More than 170 politicians from Britain, Ireland and Northern Ireland demanded that Northern Ireland legalize abortion, and wrote an open letter requesting the region take action to change its reproductive laws.
“This is the first and critical step to ending the treatment of British and Irish women living in Northern Ireland as second-class citizens, who do not enjoy the same access to healthcare as their counterparts do across these islands,” the politicians wrote in their letter to The Sunday Times.
“We therefore call for our respective governments to act to ensure that the spirit of the Good Friday Agreement is upheld and the human rights of the women living in Northern Ireland are respected,” the letter continues, referring to a May 1998 referendum that established a power-sharing assembly to govern Northern Ireland.
Under the powers of the agreement, abortion advocates have called for British Prime Minister Theresa May to act as Northern Ireland’s executive to legalize abortion following Ireland’s May 26 vote to legalize abortion by repealing the Eight Amendment. (RELATED: Theresa May Under Pressure To Amend Abortion Laws In Northern Ireland)
Northern Ireland’s elected assembly can choose to align with Britain’s abortion laws, but voted against doing so in February 2016.
The open letter also claims that close to 1,000 women from Northern Ireland were forced to travel to Britain for abortions in 2017, NBC Chicago reported.
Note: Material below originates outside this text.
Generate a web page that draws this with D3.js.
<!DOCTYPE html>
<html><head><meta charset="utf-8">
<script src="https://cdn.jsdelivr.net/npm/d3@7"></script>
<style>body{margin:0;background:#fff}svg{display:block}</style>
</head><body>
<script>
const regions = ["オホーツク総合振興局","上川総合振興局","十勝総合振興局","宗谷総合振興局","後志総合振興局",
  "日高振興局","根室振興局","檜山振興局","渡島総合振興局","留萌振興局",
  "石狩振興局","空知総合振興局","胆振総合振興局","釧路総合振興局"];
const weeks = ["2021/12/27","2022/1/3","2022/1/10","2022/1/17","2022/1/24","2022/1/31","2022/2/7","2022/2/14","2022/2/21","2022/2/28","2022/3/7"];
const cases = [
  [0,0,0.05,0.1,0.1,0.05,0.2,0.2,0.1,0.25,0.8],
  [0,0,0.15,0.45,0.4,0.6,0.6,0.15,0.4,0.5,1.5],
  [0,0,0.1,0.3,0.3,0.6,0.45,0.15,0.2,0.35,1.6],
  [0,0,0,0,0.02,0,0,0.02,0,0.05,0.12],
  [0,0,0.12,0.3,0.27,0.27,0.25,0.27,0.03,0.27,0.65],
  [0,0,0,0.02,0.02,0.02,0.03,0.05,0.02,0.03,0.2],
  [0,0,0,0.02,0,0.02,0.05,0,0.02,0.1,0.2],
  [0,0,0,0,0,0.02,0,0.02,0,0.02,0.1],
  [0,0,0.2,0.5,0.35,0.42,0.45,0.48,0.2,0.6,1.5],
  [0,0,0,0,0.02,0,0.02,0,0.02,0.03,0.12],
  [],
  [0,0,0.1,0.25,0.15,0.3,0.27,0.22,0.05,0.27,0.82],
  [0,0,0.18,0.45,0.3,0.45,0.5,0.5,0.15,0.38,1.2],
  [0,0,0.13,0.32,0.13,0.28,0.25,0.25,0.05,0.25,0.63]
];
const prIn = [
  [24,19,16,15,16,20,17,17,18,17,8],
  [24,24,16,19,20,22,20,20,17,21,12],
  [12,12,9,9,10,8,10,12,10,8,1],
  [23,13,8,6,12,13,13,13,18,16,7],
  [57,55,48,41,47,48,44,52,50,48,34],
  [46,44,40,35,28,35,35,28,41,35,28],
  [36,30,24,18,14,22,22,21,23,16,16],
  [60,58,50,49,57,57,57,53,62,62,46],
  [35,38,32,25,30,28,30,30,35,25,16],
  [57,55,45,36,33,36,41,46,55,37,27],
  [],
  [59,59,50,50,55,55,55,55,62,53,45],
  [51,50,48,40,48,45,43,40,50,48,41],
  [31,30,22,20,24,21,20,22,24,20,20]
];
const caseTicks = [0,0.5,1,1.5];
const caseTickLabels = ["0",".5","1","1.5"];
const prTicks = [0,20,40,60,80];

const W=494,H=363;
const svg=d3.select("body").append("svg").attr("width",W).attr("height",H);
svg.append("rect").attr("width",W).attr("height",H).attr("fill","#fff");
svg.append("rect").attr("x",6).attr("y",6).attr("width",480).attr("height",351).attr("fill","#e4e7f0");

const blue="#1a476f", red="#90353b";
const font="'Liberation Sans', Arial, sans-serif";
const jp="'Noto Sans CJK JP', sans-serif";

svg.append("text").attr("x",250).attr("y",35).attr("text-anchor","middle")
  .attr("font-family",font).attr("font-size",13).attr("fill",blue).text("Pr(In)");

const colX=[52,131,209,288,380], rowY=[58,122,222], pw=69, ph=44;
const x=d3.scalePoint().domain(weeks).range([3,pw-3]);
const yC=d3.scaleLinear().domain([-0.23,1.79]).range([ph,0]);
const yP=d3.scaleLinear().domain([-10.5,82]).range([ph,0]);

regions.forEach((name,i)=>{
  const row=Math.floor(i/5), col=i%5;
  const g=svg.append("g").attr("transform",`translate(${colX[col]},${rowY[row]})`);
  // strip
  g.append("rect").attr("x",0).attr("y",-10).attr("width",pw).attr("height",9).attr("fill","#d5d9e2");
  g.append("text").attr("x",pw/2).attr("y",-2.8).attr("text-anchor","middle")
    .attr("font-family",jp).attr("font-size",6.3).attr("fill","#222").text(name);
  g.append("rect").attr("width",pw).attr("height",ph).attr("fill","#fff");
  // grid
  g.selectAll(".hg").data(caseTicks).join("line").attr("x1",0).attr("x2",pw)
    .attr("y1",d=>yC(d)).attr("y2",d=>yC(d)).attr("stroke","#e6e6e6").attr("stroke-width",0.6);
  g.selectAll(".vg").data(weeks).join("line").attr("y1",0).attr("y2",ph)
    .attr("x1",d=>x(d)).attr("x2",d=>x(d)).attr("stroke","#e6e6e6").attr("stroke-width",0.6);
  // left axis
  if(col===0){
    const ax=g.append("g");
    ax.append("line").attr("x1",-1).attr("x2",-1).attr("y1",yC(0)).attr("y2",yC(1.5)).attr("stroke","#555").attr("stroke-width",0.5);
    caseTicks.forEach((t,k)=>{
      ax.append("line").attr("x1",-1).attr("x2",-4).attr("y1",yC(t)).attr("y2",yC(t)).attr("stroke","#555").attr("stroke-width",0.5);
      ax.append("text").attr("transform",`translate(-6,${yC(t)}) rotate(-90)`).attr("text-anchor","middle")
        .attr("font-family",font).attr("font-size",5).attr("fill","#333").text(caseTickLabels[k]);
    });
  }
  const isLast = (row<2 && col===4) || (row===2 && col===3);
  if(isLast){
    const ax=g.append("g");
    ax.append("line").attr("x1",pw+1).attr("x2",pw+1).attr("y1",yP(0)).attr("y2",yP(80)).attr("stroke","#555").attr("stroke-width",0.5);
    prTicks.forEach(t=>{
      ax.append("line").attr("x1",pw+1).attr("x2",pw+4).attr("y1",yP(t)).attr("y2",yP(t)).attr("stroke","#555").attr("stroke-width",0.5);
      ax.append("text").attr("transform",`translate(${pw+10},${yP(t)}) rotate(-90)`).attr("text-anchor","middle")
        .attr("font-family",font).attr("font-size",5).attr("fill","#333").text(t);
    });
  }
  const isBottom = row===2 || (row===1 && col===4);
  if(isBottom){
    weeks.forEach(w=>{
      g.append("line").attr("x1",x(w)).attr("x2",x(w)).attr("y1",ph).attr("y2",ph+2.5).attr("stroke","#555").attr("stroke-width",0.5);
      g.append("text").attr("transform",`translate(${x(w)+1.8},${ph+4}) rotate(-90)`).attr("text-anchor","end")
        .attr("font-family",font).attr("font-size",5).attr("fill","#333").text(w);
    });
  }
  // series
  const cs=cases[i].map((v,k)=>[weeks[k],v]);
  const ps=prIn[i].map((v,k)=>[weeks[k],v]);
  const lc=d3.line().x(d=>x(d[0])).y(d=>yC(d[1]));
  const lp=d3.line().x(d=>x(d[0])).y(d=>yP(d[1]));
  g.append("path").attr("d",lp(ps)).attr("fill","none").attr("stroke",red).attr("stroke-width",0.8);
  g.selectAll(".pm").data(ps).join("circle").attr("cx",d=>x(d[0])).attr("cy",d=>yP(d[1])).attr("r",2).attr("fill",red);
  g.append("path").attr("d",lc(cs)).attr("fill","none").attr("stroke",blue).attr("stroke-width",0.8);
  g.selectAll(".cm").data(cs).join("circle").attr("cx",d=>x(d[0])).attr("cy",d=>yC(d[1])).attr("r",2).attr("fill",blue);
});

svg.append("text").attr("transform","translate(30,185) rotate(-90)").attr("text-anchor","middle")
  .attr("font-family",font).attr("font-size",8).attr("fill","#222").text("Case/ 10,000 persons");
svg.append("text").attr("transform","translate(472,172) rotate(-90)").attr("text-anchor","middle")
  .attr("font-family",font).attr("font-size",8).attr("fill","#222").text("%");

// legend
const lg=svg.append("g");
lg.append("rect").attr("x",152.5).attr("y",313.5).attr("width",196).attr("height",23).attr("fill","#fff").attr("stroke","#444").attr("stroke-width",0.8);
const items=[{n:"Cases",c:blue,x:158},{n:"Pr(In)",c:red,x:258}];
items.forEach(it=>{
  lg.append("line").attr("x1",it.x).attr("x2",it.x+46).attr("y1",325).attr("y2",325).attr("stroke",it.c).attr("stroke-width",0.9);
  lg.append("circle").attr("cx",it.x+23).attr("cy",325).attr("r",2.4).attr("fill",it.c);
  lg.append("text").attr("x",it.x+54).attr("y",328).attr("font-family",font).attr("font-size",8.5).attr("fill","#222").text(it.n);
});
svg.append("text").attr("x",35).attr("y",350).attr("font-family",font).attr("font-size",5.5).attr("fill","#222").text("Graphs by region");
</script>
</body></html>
The United Kingdom’s Supreme Court also rejected a challenge on Northern Ireland’s ban on abortions from the Northern Ireland Human Rights Commission (NIHRC) in June. The court ruled the challenge didn’t represent a person who has been victim to Northern Ireland’s law banning abortion and therefore held no weight.
Women in Ireland can abort their unborn babies up until the third month in pregnancy. Between the third and sixth months of pregnancy, abortions will be permitted only in the presence of fatal abnormalities and where the mother’s life is threatened.